Question

Geeta having a toy which is in the shape of a triangle, two sides of which are 16cm and 14cm and its perimeter is 42m. find the area of triangular toy. ​

Answer 1

Given:

Geeta having a toy which is in the shape of a triangle, two sides of which are 16cm and 14cm and its perimeter is 42cm.

To Find:

Area of triangular toy?

Solution:

Since, shape of the toy is triangular and its two sides are 16cm and 14cm and its perimeter is 42cm.

let, third side of triangular toy be x.

Since, perimeter of triangle = sum of all sides of triangle.

  therefore,

        $( 14 + 16 + x ) = 42\\30 + x = 42\\x = 12$

Thus, 3rd side of triangular toy is 12 cm and its all sides are of different lengths.

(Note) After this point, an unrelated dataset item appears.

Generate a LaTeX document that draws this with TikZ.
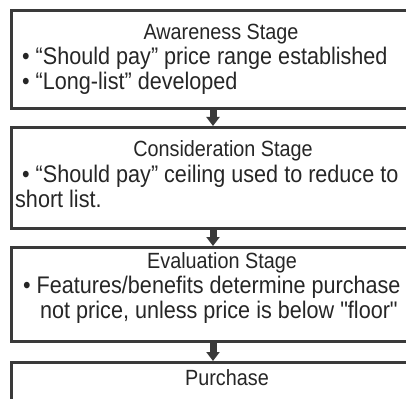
\documentclass[tikz,border=0pt]{standalone}
\usepackage{fontspec}
\setmainfont{Liberation Sans}[FakeStretch=0.9, Ligatures=TeXOff]
\usetikzlibrary{arrows.meta}
\definecolor{linegray}{HTML}{3A3A3A}
\definecolor{ink}{HTML}{262626}
\begin{document}
\begin{tikzpicture}[x=1pt,y=-1pt,
  stage/.style={draw=linegray, line width=2.6pt, rectangle, anchor=north west,
                inner sep=0pt, minimum width=424pt},
  head/.style={anchor=base, inner sep=0pt, text=ink,
               font=\fontsize{22}{26}\selectfont},
  body/.style={anchor=base west, inner sep=0pt, text=ink,
               font=\fontsize{24}{27}\selectfont},
  flow/.style={draw=linegray, line width=7pt,
               -{Triangle[width=13pt,length=9pt]}}]
\clip (0,0) rectangle (406,398);
\fill[white] (0,0) rectangle (406,398);

% stage boxes (they run on past the right edge)
\node[stage, minimum height=98pt]  (s1) at (10,9)   {};
\node[stage, minimum height=101pt] (s2) at (10,126) {};
\node[stage, minimum height=94pt]  (s3) at (10,246) {};
\node[stage, minimum height=70pt]  (s4) at (10,361) {};

% column the connectors run down
\coordinate (ax) at (213,0);
\draw[flow] (s1.south -| ax) -- (s2.north -| ax);
\draw[flow] (s2.south -| ax) -- (s3.north -| ax);
\draw[flow] (s3.south -| ax) -- (s4.north -| ax);

% Awareness
\node[head] (h1) at (221,40) {Awareness Stage};
\node[body] (t1a) at (22,65) {• “Should pay” price range established};
\node[body] (t1b) at (22,90) {• “Long-list” developed};

% Consideration
\node[head] (h2) at (223,157) {Consideration Stage};
\node[body] (t2a) at (22,182) {• “Should pay” ceiling used to reduce to};
\node[body] (t2b) at (15,207) {short list.};

% Evaluation
\node[head] (h3) at (222,268) {Evaluation Stage};
\node[body] (t3a) at (23,293) {• Features/benefits determine purchase};
\node[body] (t3b) at (40,318) {not price, unless price is below "floor"};

% Purchase
\node[head] (h4) at (227,385) {Purchase};
\end{tikzpicture}
\end{document}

so, using Heron's formula area of the triangle whose side have lengths a , b and c is   $A = \sqrt{s(s-a)(s-b)(s-c)}$

where, $s = (a + b + c)/2$

   Here, a = 16cm , b = 14cm and c = 12cm

            $s = (16+14+12)/2\\ = 21$  cm

So, Area,

               $A = \sqrt{21(21-16)(21-14)(21-12)} \\ = \sqrt{6615} \\ = 21\sqrt{15}$ $cm^{2}$

Hence, Area of the triangular toy is $21\sqrt{15}$ $cm^{2}$.